Is there a batch script to convert say all avi files in a directory or tree?

Handbrake will allow you to do batch encoding - I've got around 10 movies left in the queue and it's been encoding pretty much non-stop for the last few days. You just have to add each file to the queue individually, you can't just point it to a directory.

It probably is possible to set up a script that says "look at all the files in this directory, convert them to this format and spit them out to this directory"; the best way to do this is probably AviSynth scripting, which is still a rather murky world to me. It would probably only take me a few hours of tinkering to learn it, but I have no inclination to learn a scripting language when there are perfectly good GUIs that do the same job.
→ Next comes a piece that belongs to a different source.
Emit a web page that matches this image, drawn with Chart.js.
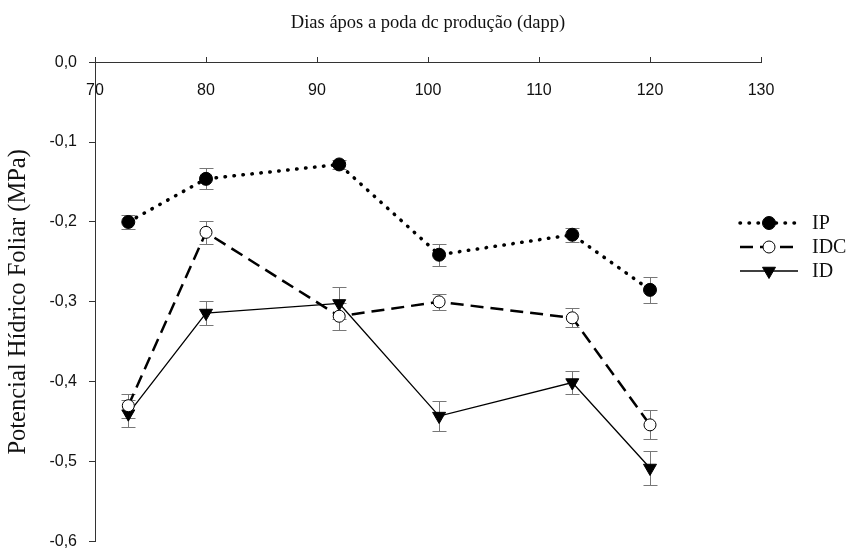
<!DOCTYPE html>
<html>

<head>
	<meta charset="UTF-8">
	<title>Potencial hídrico foliar</title>
	<script src="https://cdn.jsdelivr.net/npm/chart.js"></script>
	<style>
		body {
			margin: 0;
			padding: 0;
			background: #ffffff;
		}

		#chartContainer {
			width: 851px;
			height: 550px;
		}
	</style>
</head>

<body>
	<div id="chartContainer">
		<canvas id="myChart" width="851" height="550"></canvas>
	</div>
	<script>
		// Days after pruning (x values)
		const days = [73, 80, 92, 101, 113, 120];

		// Series values (MPa) and their error bars
		const ipValues = [-0.200, -0.146, -0.128, -0.241, -0.216, -0.285];
		const ipErrors = [0.009, 0.013, 0.006, 0.014, 0.009, 0.016];

		const idcValues = [-0.430, -0.213, -0.318, -0.300, -0.320, -0.454];
		const idcErrors = [0.015, 0.014, 0.017, 0.010, 0.012, 0.018];

		const idValues = [-0.440, -0.314, -0.302, -0.443, -0.401, -0.508];
		const idErrors = [0.017, 0.015, 0.020, 0.019, 0.014, 0.021];

		const seriesNames = ['IP', 'IDC', 'ID'];

		// Tick labels
		const xTickValues = [70, 80, 90, 100, 110, 120, 130];
		const yTickValues = [-0.6, -0.5, -0.4, -0.3, -0.2, -0.1, 0];
		const yTickLabels = ['-0,6', '-0,5', '-0,4', '-0,3', '-0,2', '-0,1', '0,0'];

		const toPoints = (vals) => days.map((d, i) => ({x: d, y: vals[i]}));

		// error bars, drawn under the markers
		const errorBarPlugin = {
			id: 'errorBars',
			beforeDatasetsDraw: (chart) => {
				const {ctx} = chart;
				const xs = chart.scales.x;
				const ys = chart.scales.y;
				ctx.save();
				ctx.strokeStyle = '#777';
				ctx.lineWidth = 1;
				chart.data.datasets.forEach(ds => {
					ds.data.forEach((p, i) => {
						const e = ds.errorBars[i];
						const px = Math.round(xs.getPixelForValue(p.x)) + 0.5;
						const top = Math.round(ys.getPixelForValue(p.y + e)) + 0.5;
						const bot = Math.round(ys.getPixelForValue(p.y - e)) + 0.5;
						ctx.beginPath();
						ctx.moveTo(px, top);
						ctx.lineTo(px, bot);
						ctx.moveTo(px - 7, top);
						ctx.lineTo(px + 7, top);
						ctx.moveTo(px - 7, bot);
						ctx.lineTo(px + 7, bot);
						ctx.stroke();
					});
				});
				ctx.restore();
			}
		};

		// legend sits inside the plot on the right
		const legendPlugin = {
			id: 'insideLegend',
			afterDraw: (chart) => {
				const {ctx} = chart;
				const x0 = 740, x1 = 798, y0 = 223, dy = 24;
				ctx.save();
				chart.data.datasets.forEach((ds, i) => {
					const y = y0 + i * dy;
					ctx.beginPath();
					ctx.strokeStyle = ds.borderColor;
					ctx.lineWidth = ds.borderWidth;
					ctx.lineCap = ds.borderCapStyle || 'butt';
					ctx.setLineDash(ds.borderDash || []);
					ctx.moveTo(x0, y);
					ctx.lineTo(x1, y);
					ctx.stroke();
					ctx.setLineDash([]);
					ctx.lineCap = 'butt';
					ctx.fillStyle = ds.pointBackgroundColor;
					ctx.strokeStyle = ds.pointBorderColor;
					ctx.lineWidth = ds.pointBorderWidth;
					Chart.helpers.drawPoint(ctx, {
						pointStyle: ds.pointStyle,
						radius: ds.pointRadius,
						rotation: ds.pointRotation || 0,
						borderWidth: ds.pointBorderWidth
					}, (x0 + x1) / 2, y);
					ctx.fillStyle = '#111';
					ctx.font = '20px "Liberation Serif", "Times New Roman", serif';
					ctx.textBaseline = 'middle';
					ctx.textAlign = 'left';
					ctx.fillText(seriesNames[i], 812, y + 1);
				});
				ctx.restore();
			}
		};

		const ctx = document.getElementById('myChart').getContext('2d');
		const chart = new Chart(ctx, {
			type: 'scatter',
			data: {
				datasets: [{
					label: seriesNames[0],
					data: toPoints(ipValues),
					errorBars: ipErrors,
					showLine: true,
					borderColor: '#000',
					borderWidth: 3.5,
					borderDash: [0.5, 8.5],
					borderCapStyle: 'round',
					pointStyle: 'circle',
					pointRadius: 6.5,
					pointBackgroundColor: '#000',
					pointBorderColor: '#000',
					pointBorderWidth: 1
				}, {
					label: seriesNames[1],
					data: toPoints(idcValues),
					errorBars: idcErrors,
					showLine: true,
					borderColor: '#000',
					borderWidth: 2.5,
					borderDash: [13, 7],
					pointStyle: 'circle',
					pointRadius: 6,
					pointBackgroundColor: '#fff',
					pointBorderColor: '#000',
					pointBorderWidth: 1
				}, {
					label: seriesNames[2],
					data: toPoints(idValues),
					errorBars: idErrors,
					showLine: true,
					borderColor: '#000',
					borderWidth: 1.3,
					pointStyle: 'triangle',
					pointRotation: 180,
					pointRadius: 7.5,
					pointBackgroundColor: '#000',
					pointBorderColor: '#000',
					pointBorderWidth: 1
				}]
			},
			options: {
				responsive: false,
				animation: false,
				events: [],
				layout: {
					padding: {
						left: 0,
						right: 90,
						top: 0,
						bottom: 8
					}
				},
				scales: {
					x: {
						type: 'linear',
						position: {y: 0},
						min: 70,
						max: 130,
						afterBuildTicks: (scale) => {
							scale.ticks = xTickValues.map(v => ({value: v}));
						},
						ticks: {
							color: '#111',
							padding: 25,
							font: {
								family: '"Liberation Sans", Arial, sans-serif',
								size: 16
							}
						},
						grid: {
							drawOnChartArea: false,
							drawTicks: true,
							tickLength: -6,
							color: '#333'
						},
						border: {
							display: true,
							color: '#333',
							width: 1
						}
					},
					y: {
						type: 'linear',
						position: 'left',
						min: -0.6,
						max: 0,
						afterBuildTicks: (scale) => {
							scale.ticks = yTickValues.map(v => ({value: v}));
						},
						afterFit: (scale) => {
							scale.width = 95;
							scale.paddingBottom = 0;
						},
						ticks: {
							color: '#111',
							padding: 12,
							font: {
								family: '"Liberation Sans", Arial, sans-serif',
								size: 16
							},
							callback: (value, index) => yTickLabels[index]
						},
						grid: {
							drawOnChartArea: false,
							drawTicks: true,
							tickLength: 6,
							color: '#333'
						},
						border: {
							display: true,
							color: '#333',
							width: 1
						},
						title: {
							display: true,
							text: 'Potencial Hídrico Foliar (MPa)',
							color: '#111',
							padding: {top: 4, bottom: 0},
							font: {
								family: '"Liberation Serif", "Times New Roman", serif',
								size: 24.5
							}
						}
					}
				},
				plugins: {
					legend: {
						display: false
					},
					tooltip: {
						enabled: false
					},
					title: {
						display: true,
						fullSize: false,
						text: 'Dias ápos a poda dc produção (dapp)',
						color: '#111',
						padding: {top: 12, bottom: 28},
						font: {
							family: '"Liberation Serif", "Times New Roman", serif',
							size: 18.5,
							weight: 'normal'
						}
					}
				}
			},
			plugins: [errorBarPlugin, legendPlugin]
		});
	</script>
</body>

</html>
Feel free to experiment and post your results, however.

  • 1 month later...
Guest yetirider
Posted

What size files are you getting with this profile?

I ripped a "Dune" DVD

Standard Apple TV profile = 1.25Gb

Vega profile = 990.4MB

Am I missing a setting?

I imported the .plist and made no further changes.

Cheers Phl

Guest Theopulus
Posted

Thanks a lot; I was struggling with it some time ago

Guest Briggykins
Posted

Quick question on this - if you're outputting to HDMI, does downscaling note still apply? I.e., is it worth me leaving it at HD res or will the Vega only output at it's native resolution anyway?

Guest Tippon
Posted

Thanks for this blcollier, makes my life a lot easier :mellow:

P.S. yet another Welsh geek here :o

  • 1 month later...
Guest IanTurner
Posted (edited)

Doesn't seem to work for 2.35:1 films.

If i convert the film with those settings then the mp4 file plays fine in quicktime.
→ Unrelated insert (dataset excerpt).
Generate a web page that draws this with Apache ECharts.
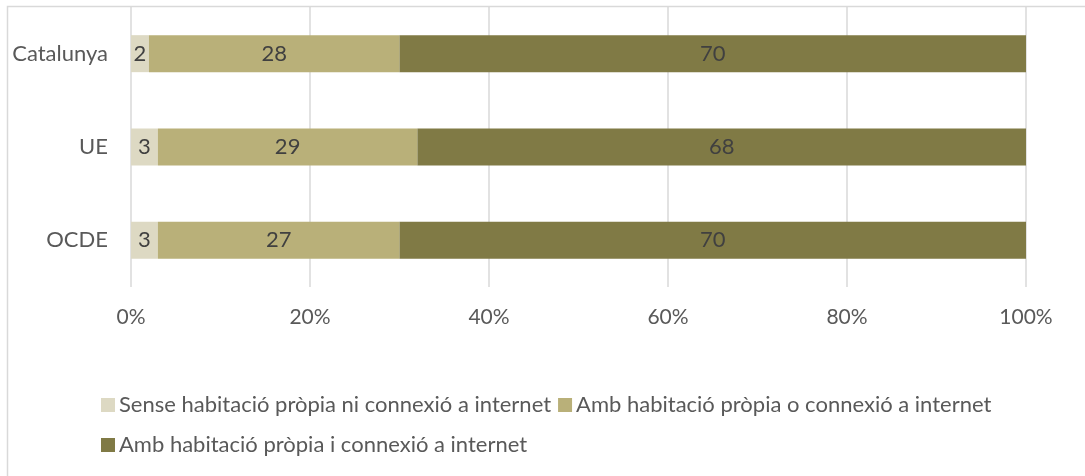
<!DOCTYPE html>
<html><head><meta charset="utf-8">
<script src="https://cdn.jsdelivr.net/npm/echarts@6/dist/echarts.min.js"></script>
<style>html,body{margin:0;padding:0;background:#fff}#c{width:1085px;height:476px}</style>
</head><body><div id="c"></div>
<script>
const categories = ['Catalunya', 'UE', 'OCDE'];
const seriesNames = ['Sense habitació pròpia ni connexió a internet', 'Amb habitació pròpia o connexió a internet', 'Amb habitació pròpia i connexió a internet'];
const sense = [2, 3, 3];
const ambO = [28, 29, 27];
const ambI = [70, 68, 70];
const colors = ['#ddd9c3', '#b9b079', '#807a45'];
const FONT = 'Lato';
const FS = 22;
const chart = echarts.init(document.getElementById('c'));
const mk = (name, data, i) => ({
  name, type: 'bar', stack: 't', data, barWidth: 37,
  itemStyle: {color: colors[i]},
  label: {show: true, position: 'inside', color: '#404040', fontSize: FS, fontFamily: FONT},
  emphasis: {disabled: true}
});
chart.setOption({
  animation: false,
  textStyle: {fontFamily: FONT},
  graphic: [{type: 'rect', shape: {x: 7.5, y: 6.5, width: 1200, height: 600}, style: {fill: 'none', stroke: '#d9d9d9', lineWidth: 1.5}, silent: true}],
  grid: {left: 131, right: 59, top: 7, bottom: 189},
  xAxis: {type: 'value', min: 0, max: 100, interval: 20,
    axisLabel: {formatter: '{value}%', color: '#595959', fontSize: 21, fontFamily: FONT, margin: 20},
    splitLine: {lineStyle: {color: '#d9d9d9', width: 1.5}}, axisLine: {show: false}, axisTick: {show: false}},
  yAxis: {type: 'category', data: categories, inverse: true,
    axisLabel: {color: '#595959', fontSize: FS, fontFamily: FONT, margin: 23},
    axisLine: {show: false}, axisTick: {show: false}},
  legend: [
    {data: seriesNames.slice(0, 2), left: 96, top: 389, itemWidth: 14, itemHeight: 14, itemGap: 7, icon: 'rect',
     textStyle: {color: '#595959', fontSize: FS, fontFamily: FONT, padding: [0, 0, 0, -1]}, selectedMode: false},
    {data: seriesNames.slice(2), left: 96, top: 429, itemWidth: 14, itemHeight: 14, itemGap: 7, icon: 'rect',
     textStyle: {color: '#595959', fontSize: FS, fontFamily: FONT, padding: [0, 0, 0, -1]}, selectedMode: false}
  ],
  series: [mk(seriesNames[0], sense, 0), mk(seriesNames[1], ambO, 1), mk(seriesNames[2], ambI, 2)]
});
</script></body></html>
If I play it with the stock player or rock player then rather than letterboxing it stretches to the screen height rather than width which it compresses.

The source is listed as 720 x 576.

The width height as 720 x 428

The display size as 1033 x 432. Which seems to exceed the 1024 of the screen.

should I reduce the width setting so the display size goes below 1024 or reduce cropping or a mixture of both ?

Edited by IanTurner
Guest tomolewis
Posted

Tried this but it still seems to give jerky video or the audio/video goes out of sync?